> **The request**: Restate all the material verbatim, except for the pictures.

> **Provided material**:
_ _ _ _ _ _ _
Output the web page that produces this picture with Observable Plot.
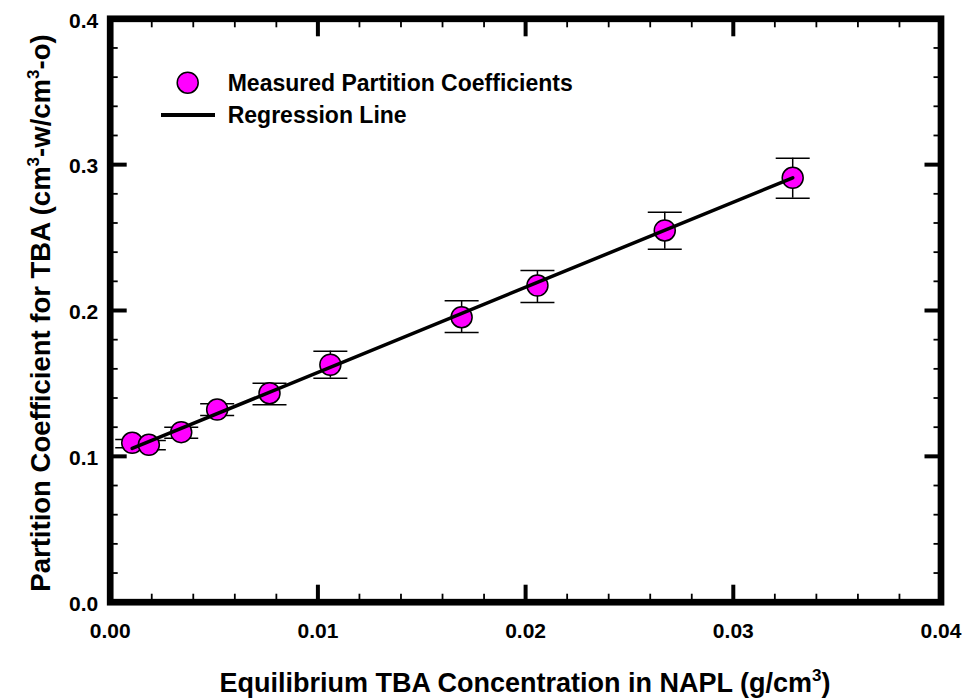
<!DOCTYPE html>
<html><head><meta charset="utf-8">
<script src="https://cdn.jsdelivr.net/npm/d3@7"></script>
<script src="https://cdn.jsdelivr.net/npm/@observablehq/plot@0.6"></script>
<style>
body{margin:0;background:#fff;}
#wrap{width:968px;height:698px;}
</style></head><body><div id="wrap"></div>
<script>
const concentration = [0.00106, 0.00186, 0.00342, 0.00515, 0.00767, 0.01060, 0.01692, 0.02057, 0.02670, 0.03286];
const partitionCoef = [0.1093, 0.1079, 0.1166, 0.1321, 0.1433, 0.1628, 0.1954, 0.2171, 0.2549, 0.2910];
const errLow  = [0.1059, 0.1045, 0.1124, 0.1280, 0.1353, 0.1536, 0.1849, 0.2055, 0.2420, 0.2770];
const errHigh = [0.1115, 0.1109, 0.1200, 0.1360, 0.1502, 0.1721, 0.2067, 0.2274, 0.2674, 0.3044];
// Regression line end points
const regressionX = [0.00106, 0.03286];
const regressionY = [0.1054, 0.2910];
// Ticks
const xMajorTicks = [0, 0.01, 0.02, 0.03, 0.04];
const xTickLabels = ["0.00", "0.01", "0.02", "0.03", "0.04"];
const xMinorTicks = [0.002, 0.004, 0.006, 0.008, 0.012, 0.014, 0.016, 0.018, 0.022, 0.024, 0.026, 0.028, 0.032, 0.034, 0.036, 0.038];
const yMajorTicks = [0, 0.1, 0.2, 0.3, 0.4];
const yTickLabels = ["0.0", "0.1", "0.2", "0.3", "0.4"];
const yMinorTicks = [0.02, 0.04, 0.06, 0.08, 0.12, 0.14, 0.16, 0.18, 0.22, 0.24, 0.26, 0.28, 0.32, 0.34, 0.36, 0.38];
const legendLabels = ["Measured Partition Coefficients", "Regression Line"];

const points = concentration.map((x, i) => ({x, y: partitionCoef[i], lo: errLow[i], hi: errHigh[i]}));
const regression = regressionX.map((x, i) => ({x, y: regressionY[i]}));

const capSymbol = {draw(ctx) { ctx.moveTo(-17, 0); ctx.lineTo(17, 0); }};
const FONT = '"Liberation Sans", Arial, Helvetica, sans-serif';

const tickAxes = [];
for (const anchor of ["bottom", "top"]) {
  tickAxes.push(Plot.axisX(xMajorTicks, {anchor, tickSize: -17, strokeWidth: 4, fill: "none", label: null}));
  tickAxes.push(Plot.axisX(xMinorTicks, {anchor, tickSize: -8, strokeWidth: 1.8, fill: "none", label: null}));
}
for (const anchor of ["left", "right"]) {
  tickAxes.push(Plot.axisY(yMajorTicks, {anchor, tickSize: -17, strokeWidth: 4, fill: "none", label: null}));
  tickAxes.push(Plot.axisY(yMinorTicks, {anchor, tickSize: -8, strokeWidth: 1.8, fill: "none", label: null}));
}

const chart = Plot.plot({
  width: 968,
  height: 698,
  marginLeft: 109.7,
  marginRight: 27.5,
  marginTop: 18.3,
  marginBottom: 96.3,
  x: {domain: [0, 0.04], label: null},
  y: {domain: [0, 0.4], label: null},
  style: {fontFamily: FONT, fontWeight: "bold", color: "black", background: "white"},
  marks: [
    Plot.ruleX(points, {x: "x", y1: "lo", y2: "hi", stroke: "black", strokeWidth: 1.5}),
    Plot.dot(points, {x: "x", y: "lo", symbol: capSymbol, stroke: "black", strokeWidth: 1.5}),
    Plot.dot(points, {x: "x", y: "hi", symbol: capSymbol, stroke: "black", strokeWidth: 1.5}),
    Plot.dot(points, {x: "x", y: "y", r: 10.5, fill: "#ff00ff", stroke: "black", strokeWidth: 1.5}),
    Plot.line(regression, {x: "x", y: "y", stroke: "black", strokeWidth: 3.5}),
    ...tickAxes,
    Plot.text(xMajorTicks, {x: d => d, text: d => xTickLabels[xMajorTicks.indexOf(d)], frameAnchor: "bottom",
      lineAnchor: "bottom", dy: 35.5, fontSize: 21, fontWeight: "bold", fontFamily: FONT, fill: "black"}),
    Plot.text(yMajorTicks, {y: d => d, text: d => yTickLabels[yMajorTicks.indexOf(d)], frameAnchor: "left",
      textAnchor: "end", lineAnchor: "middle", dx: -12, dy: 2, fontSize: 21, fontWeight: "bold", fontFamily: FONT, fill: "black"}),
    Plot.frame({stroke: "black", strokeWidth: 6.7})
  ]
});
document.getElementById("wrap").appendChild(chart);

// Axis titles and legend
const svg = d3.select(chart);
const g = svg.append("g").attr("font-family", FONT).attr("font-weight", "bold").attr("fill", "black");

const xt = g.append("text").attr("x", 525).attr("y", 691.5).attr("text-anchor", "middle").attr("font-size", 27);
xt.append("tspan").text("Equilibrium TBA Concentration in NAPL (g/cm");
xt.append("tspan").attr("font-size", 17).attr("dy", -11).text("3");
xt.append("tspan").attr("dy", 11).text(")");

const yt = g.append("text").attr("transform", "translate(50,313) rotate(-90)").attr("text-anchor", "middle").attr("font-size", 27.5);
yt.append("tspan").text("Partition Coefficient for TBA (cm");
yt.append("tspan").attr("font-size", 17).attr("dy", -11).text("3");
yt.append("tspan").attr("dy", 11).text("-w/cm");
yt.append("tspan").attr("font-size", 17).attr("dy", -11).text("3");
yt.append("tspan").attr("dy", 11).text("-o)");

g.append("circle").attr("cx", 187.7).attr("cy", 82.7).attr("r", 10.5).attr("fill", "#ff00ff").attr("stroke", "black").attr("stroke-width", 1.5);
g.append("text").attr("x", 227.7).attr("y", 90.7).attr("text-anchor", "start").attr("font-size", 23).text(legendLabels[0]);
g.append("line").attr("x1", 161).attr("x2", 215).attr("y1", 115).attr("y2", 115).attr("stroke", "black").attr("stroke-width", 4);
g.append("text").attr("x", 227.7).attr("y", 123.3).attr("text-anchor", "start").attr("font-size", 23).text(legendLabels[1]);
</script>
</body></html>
_ _ _ _ _ _ _
> **Exercise output**:
Output the web page that produces this picture with Observable Plot.
<!DOCTYPE html>
<html><head><meta charset="utf-8">
<script src="https://cdn.jsdelivr.net/npm/d3@7"></script>
<script src="https://cdn.jsdelivr.net/npm/@observablehq/plot@0.6"></script>
<style>
body{margin:0;background:#fff;}
#wrap{width:968px;height:698px;}
</style></head><body><div id="wrap"></div>
<script>
const concentration = [0.00106, 0.00186, 0.00342, 0.00515, 0.00767, 0.01060, 0.01692, 0.02057, 0.02670, 0.03286];
const partitionCoef = [0.1093, 0.1079, 0.1166, 0.1321, 0.1433, 0.1628, 0.1954, 0.2171, 0.2549, 0.2910];
const errLow  = [0.1059, 0.1045, 0.1124, 0.1280, 0.1353, 0.1536, 0.1849, 0.2055, 0.2420, 0.2770];
const errHigh = [0.1115, 0.1109, 0.1200, 0.1360, 0.1502, 0.1721, 0.2067, 0.2274, 0.2674, 0.3044];
// Regression line end points
const regressionX = [0.00106, 0.03286];
const regressionY = [0.1054, 0.2910];
// Ticks
const xMajorTicks = [0, 0.01, 0.02, 0.03, 0.04];
const xTickLabels = ["0.00", "0.01", "0.02", "0.03", "0.04"];
const xMinorTicks = [0.002, 0.004, 0.006, 0.008, 0.012, 0.014, 0.016, 0.018, 0.022, 0.024, 0.026, 0.028, 0.032, 0.034, 0.036, 0.038];
const yMajorTicks = [0, 0.1, 0.2, 0.3, 0.4];
const yTickLabels = ["0.0", "0.1", "0.2", "0.3", "0.4"];
const yMinorTicks = [0.02, 0.04, 0.06, 0.08, 0.12, 0.14, 0.16, 0.18, 0.22, 0.24, 0.26, 0.28, 0.32, 0.34, 0.36, 0.38];
const legendLabels = ["Measured Partition Coefficients", "Regression Line"];

const points = concentration.map((x, i) => ({x, y: partitionCoef[i], lo: errLow[i], hi: errHigh[i]}));
const regression = regressionX.map((x, i) => ({x, y: regressionY[i]}));

const capSymbol = {draw(ctx) { ctx.moveTo(-17, 0); ctx.lineTo(17, 0); }};
const FONT = '"Liberation Sans", Arial, Helvetica, sans-serif';

const tickAxes = [];
for (const anchor of ["bottom", "top"]) {
  tickAxes.push(Plot.axisX(xMajorTicks, {anchor, tickSize: -17, strokeWidth: 4, fill: "none", label: null}));
  tickAxes.push(Plot.axisX(xMinorTicks, {anchor, tickSize: -8, strokeWidth: 1.8, fill: "none", label: null}));
}
for (const anchor of ["left", "right"]) {
  tickAxes.push(Plot.axisY(yMajorTicks, {anchor, tickSize: -17, strokeWidth: 4, fill: "none", label: null}));
  tickAxes.push(Plot.axisY(yMinorTicks, {anchor, tickSize: -8, strokeWidth: 1.8, fill: "none", label: null}));
}

const chart = Plot.plot({
  width: 968,
  height: 698,
  marginLeft: 109.7,
  marginRight: 27.5,
  marginTop: 18.3,
  marginBottom: 96.3,
  x: {domain: [0, 0.04], label: null},
  y: {domain: [0, 0.4], label: null},
  style: {fontFamily: FONT, fontWeight: "bold", color: "black", background: "white"},
  marks: [
    Plot.ruleX(points, {x: "x", y1: "lo", y2: "hi", stroke: "black", strokeWidth: 1.5}),
    Plot.dot(points, {x: "x", y: "lo", symbol: capSymbol, stroke: "black", strokeWidth: 1.5}),
    Plot.dot(points, {x: "x", y: "hi", symbol: capSymbol, stroke: "black", strokeWidth: 1.5}),
    Plot.dot(points, {x: "x", y: "y", r: 10.5, fill: "#ff00ff", stroke: "black", strokeWidth: 1.5}),
    Plot.line(regression, {x: "x", y: "y", stroke: "black", strokeWidth: 3.5}),
    ...tickAxes,
    Plot.text(xMajorTicks, {x: d => d, text: d => xTickLabels[xMajorTicks.indexOf(d)], frameAnchor: "bottom",
      lineAnchor: "bottom", dy: 35.5, fontSize: 21, fontWeight: "bold", fontFamily: FONT, fill: "black"}),
    Plot.text(yMajorTicks, {y: d => d, text: d => yTickLabels[yMajorTicks.indexOf(d)], frameAnchor: "left",
      textAnchor: "end", lineAnchor: "middle", dx: -12, dy: 2, fontSize: 21, fontWeight: "bold", fontFamily: FONT, fill: "black"}),
    Plot.frame({stroke: "black", strokeWidth: 6.7})
  ]
});
document.getElementById("wrap").appendChild(chart);

// Axis titles and legend
const svg = d3.select(chart);
const g = svg.append("g").attr("font-family", FONT).attr("font-weight", "bold").attr("fill", "black");

const xt = g.append("text").attr("x", 525).attr("y", 691.5).attr("text-anchor", "middle").attr("font-size", 27);
xt.append("tspan").text("Equilibrium TBA Concentration in NAPL (g/cm");
xt.append("tspan").attr("font-size", 17).attr("dy", -11).text("3");
xt.append("tspan").attr("dy", 11).text(")");

const yt = g.append("text").attr("transform", "translate(50,313) rotate(-90)").attr("text-anchor", "middle").attr("font-size", 27.5);
yt.append("tspan").text("Partition Coefficient for TBA (cm");
yt.append("tspan").attr("font-size", 17).attr("dy", -11).text("3");
yt.append("tspan").attr("dy", 11).text("-w/cm");
yt.append("tspan").attr("font-size", 17).attr("dy", -11).text("3");
yt.append("tspan").attr("dy", 11).text("-o)");

g.append("circle").attr("cx", 187.7).attr("cy", 82.7).attr("r", 10.5).attr("fill", "#ff00ff").attr("stroke", "black").attr("stroke-width", 1.5);
g.append("text").attr("x", 227.7).attr("y", 90.7).attr("text-anchor", "start").attr("font-size", 23).text(legendLabels[0]);
g.append("line").attr("x1", 161).attr("x2", 215).attr("y1", 115).attr("y2", 115).attr("stroke", "black").attr("stroke-width", 4);
g.append("text").attr("x", 227.7).attr("y", 123.3).attr("text-anchor", "start").attr("font-size", 23).text(legendLabels[1]);
</script>
</body></html>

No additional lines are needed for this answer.